The European Commission initially classified six Meta products—Facebook, Instagram, Messenger, WhatsApp, Marketplace, and its advertising business—as core platforms in September 2023. While Marketplace was later removed from the list, Meta is appealing the original decision to include it.
Meta is one of three tech companies, alongside Apple and TikTok, suing the European Commission over DMA enforcement. The company is also appealing a €200 million ($228.8 million) fine for allegedly violating the DMA’s rules on data processing by charging users for a subscription service to avoid targeted advertising.
Why It Matters?
The outcome of this case could have significant implications for the enforcement of the DMA and the broader regulatory landscape for Big Tech in Europe. If Meta succeeds, it could weaken the European Commission’s ability to enforce the DMA and embolden other tech companies to challenge its rulings.
The case also highlights the growing tension between the EU and U.S. tech giants, with Meta and other companies criticizing the DMA as overly restrictive. U.S. President Trump has echoed these criticisms, accusing the EU of targeting American firms through antitrust fines.
For Meta, the stakes are high. A loss could solidify the DMA’s authority and lead to stricter oversight of its platforms, while a win could limit the scope of the law and reduce regulatory pressure.
What’s Next?
The General Court’s decision will be closely watched by regulators, tech companies, and legal experts. If Meta loses, it could appeal the ruling to the European Court of Justice, the EU’s highest court.
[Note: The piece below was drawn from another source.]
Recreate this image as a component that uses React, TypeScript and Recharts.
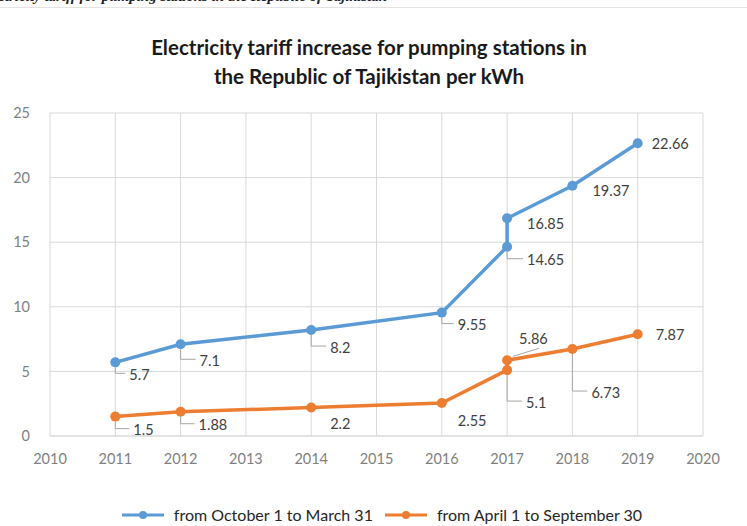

Meanwhile, the European Commission will continue enforcing the DMA, with other cases involving Apple and TikTok also in progress. The broader implications of these legal challenges will shape the future of tech regulation in Europe and beyond.
As the geopolitical environment evolves, particularly under President Trump’s administration, the EU’s ability to enforce its tech regulations may face additional challenges, further complicating the regulatory landscape.